Blog Post from our UK partner, KCS Group:
On Saturday 27th May 2017, as many travellers were beginning their journey to enjoy some spring sunshine over the bank holiday weekend, British Airways experienced a catastrophic failure of their IT systems leading to a virtual grounding of the national carrier. This resulted in over 700 cancelled flights during one of the busiest holiday periods of the year.
A Business Impact Assessment identifies all discrete self contained systems such as your email platform and assesses how it’s loss would effect the business as a whole.
Systems whose loss or compromise would immediately stop the company’s ability to function are deemed to be ‘Critical Systems’ and must be accounted for in the Business Continuity Plan.
A Business Continuity Plan (BCP) is a set of documented procedures that take place during a crisis to enable your company to maintain a basic level of operations.
BCP’s vary in complexity and but at its most basic will identify the systems critical to running your business and outline how these systems will maintain ‘Continuity’ if for example, your site loses power.
A Failover Plan is part of the BCP. It contains the tested procedures that should be followed in the case of a critical system needed to be failed over to another site.
Systems identified as ‘Critical’ during the Business Impact Assessment should be designed to be Highly Available with failover being relatively seamless to minimise outages.
An Uninterruptable Power Supply (UPS) is essentially a large battery.
UPS’s charge up from the mains while operations are normal. If mains power is cut then it will power the systems it is connected to for a short period to allow for backup power to be switched on or for the systems to be properly shut down and/or failed over.
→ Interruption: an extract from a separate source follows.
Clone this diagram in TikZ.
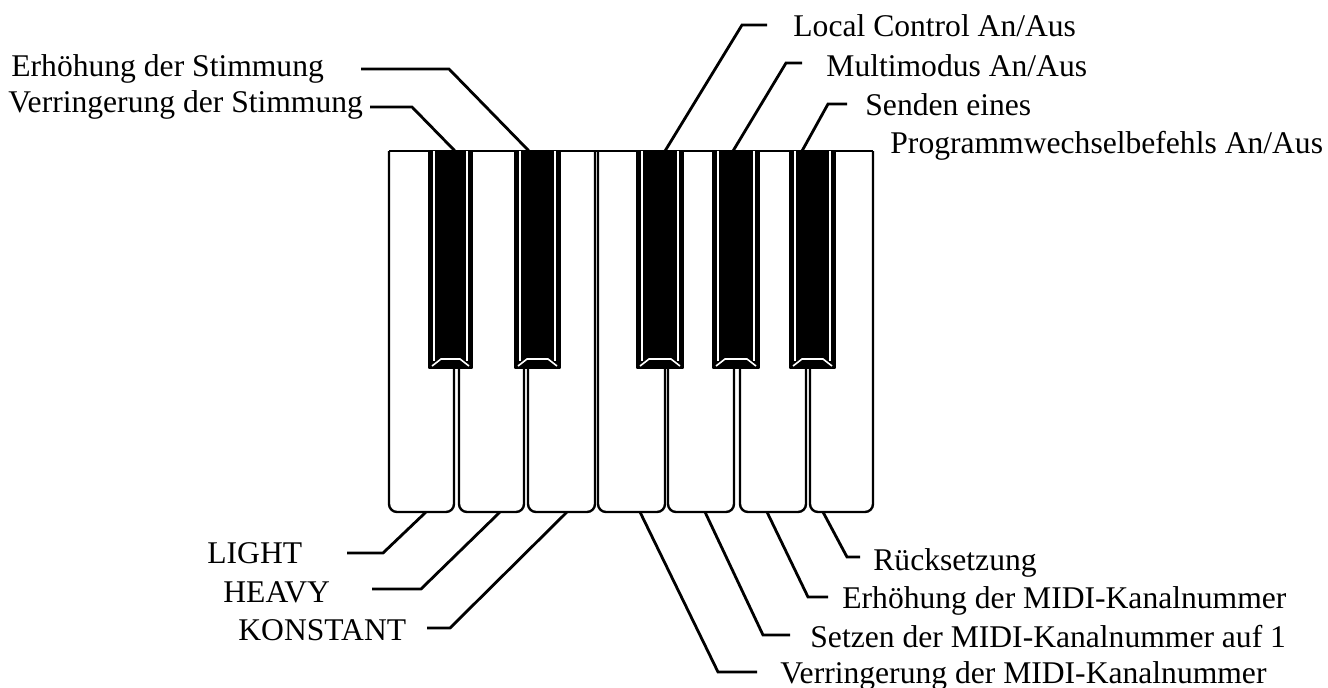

According to BA, a ‘power surge’ occurred at British Airways Primary Datacentre on the morning of the 27th May 2017.
Source inside BA have stated that the ‘power surge’ occurred at approximately 0930 BST.
British Airways has 2 datacentres in the London which house the systems used for ticketing and seat reservations.
Boadicea House and Comet House/Cranebank are datacentres that are said to compromise of 500 cabinets in six halls which are within a mile radius of the eastern end of Heathrow’s 2 runways.
The National Grid and Scottish & Southern Electricity Network (the local electricity supplier) have confirmed to news outlets that the power surge did not originate on their systems.
This does not however rule out a power surge originating inside Boadicea House itself.
The power surge caused the Boadicea House systems to go down for approximately 15 minutes.
Normally if power is lost to a datacentre the UPS will be able to power the systems for long enough to bring the backup generators online to maintain continuity of the systems. That did not occur in this case.
There was no automatic failover to other HA site.
From information given to theregister.co.uk online news site, the data centres normally run in what is called active/active mode which means that both datacentres are on and able to provide functionality. This should result in the second datacentre picking up the slack almost immediately when the first went down.
Bill Francis, Head of Group IT at BA’s owner International Airlines Group (IAG) has been quoted as saying that a core UPS in the datacentre was overridden on Saturday morning, causing physical damage toe the power systems.
Bill goes on to say…
“This resulted in the total immediate loss of power to the facility, bypassing the backup generators and batteries…After a few minutes of this shutdown of power, it was turned back on in an unplanned and uncontrolled fashion, which created physical damage to the system and exacerbated the problem”
The UK’s Daily Mail Newspaper has pointed the finger at a contractor working for CBRE Global Workspace Solutions who manage the datacentre on behalf of BA.
BA has not yet confirmed or denied this but Alex Cruz, BA’s Chief Exec seemingly chose his words carefully when asked whether outsourcing was the cause of this issue, insisting that the infrastructure was maintained by ‘local’ people.
While this issue may not fall into the classic news hype bucket of a Security Issue, proper Disaster Recovery and Business Continuity Planning has been the bedrock of the security professional’s work for decades. Traditionally however it has had little attention from the board who too often regard it as the domain of the ‘IT guys’ or something that only large companies need worry about.